Hugh Pennington says
Good to hear that Bob Tait is a nominalist, even if he is an independista.. I shared podiums with many Yes supporters during debates before the referendum, and civility was the norm. but I have experienced personal hostility due to my English accent. Nevertheless we are lucky that nationalism north of the border hasn’t developed an Irish flavour. My academic boss in Glasgow came to the UK inn the kinder transport. Not all nationalists are nice.
Allan Sutherland says
I can think of one current example of the “independista” dismissal of scientific method: independence supporter Patrick Harvie’s demand that Nicola Sturgeon cancels the recently commissioned inquiry into fracking. It isn’t because of the £135k cost and her pledge that fracking “ain’t gonna happen” (so why commission it if you are going to reject its possible findings?), it is because he is extremely afraid of the results and wants to shut down any debate.
Regina Erich says
Hugh Pennington’s analysis provides a valuable insight into a school of thought which serves to reinforce exclusive nationalist thinking: the idea that a group of people share specific traits which set them apart from other human beings and mark them out as, for example, distinctly ‘Scottish’.
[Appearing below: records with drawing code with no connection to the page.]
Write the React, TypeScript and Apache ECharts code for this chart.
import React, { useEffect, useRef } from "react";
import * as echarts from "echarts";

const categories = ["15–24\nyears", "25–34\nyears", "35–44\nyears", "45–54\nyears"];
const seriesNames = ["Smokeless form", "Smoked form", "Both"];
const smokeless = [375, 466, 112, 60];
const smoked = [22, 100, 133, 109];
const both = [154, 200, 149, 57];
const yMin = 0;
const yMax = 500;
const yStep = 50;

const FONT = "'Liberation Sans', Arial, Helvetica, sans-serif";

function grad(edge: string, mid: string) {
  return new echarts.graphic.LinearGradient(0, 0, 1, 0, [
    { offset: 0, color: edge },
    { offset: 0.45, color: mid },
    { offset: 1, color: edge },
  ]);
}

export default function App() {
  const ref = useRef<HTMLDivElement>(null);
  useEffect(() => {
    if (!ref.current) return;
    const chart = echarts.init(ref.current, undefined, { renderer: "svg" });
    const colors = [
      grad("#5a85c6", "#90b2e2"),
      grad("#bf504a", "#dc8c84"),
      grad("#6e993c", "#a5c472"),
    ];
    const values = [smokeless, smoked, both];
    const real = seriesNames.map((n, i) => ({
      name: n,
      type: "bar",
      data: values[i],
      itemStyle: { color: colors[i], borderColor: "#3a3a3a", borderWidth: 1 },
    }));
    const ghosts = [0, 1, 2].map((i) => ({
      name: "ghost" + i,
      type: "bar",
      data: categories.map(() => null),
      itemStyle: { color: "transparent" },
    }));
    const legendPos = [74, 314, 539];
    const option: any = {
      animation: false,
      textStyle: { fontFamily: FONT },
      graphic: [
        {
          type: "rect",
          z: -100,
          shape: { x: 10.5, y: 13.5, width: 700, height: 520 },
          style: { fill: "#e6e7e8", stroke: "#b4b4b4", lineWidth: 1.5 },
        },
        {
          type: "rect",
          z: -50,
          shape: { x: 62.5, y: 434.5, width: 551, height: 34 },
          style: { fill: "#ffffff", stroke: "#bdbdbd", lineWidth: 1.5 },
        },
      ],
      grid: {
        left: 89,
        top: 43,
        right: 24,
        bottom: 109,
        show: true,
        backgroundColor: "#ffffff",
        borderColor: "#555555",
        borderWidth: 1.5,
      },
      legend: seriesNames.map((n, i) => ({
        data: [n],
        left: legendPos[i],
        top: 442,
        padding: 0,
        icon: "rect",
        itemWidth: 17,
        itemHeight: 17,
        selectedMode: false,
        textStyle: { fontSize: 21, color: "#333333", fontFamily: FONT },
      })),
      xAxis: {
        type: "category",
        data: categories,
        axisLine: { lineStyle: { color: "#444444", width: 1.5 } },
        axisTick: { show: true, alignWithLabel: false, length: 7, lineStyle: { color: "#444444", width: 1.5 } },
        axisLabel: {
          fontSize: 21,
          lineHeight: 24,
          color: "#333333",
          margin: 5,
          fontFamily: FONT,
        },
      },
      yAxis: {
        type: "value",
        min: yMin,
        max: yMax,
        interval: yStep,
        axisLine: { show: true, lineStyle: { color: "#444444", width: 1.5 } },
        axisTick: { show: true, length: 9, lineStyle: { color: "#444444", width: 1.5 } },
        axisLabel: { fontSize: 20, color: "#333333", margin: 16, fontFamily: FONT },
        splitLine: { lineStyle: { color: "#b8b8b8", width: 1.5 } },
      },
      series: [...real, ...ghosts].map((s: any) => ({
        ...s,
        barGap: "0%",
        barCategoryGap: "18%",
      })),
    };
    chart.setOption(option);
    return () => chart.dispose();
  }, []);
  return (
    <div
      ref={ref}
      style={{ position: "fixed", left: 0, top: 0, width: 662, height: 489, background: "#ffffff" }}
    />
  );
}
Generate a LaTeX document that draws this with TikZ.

The article also explains why many of us feel so uneasy about this: the particular quality which makes human beings Scottish (or German or Danish or Russian) can’t be measured or quantified – you need to believe in its existence. To which extent an individual identifies with ‘Scottishness’ depends on factors like upbringing, personal conviction or the influence of other people.
Over the past years we have seen the attempts of Scottish nationalists to instill a sense of ‘Scottishness’ (as opposed to ‘Britishness’) in people’s minds and hearts – from nationhood-inspired projects like the Great Tapestry of Scotland to relentless efforts to gain control of BBC Scotland in order to “present national and international news through a Scottish lens“. Yet so far nobody was able to describe this ‘Scottishness’ – the very quality which supposedly separates us from other nations, most importantly England – in exact, verifiable terms.
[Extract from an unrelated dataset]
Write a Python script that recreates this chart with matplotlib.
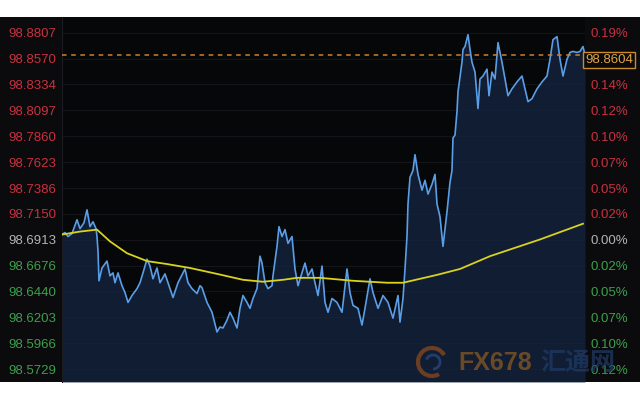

However, on social media and in readers’ letters nationalists maintain that the ‘true Scot’ does exist (he or she needs to reject Labour/LibDem/Tories and embrace independence). If the SNP fails to reign in such divisive sense of nationhood, Alex Salmond’s “best small country in the world“ is at risk of mutating into a realm of national chauvinism. Hugh Pennington’s article reminds us how real this danger actually is.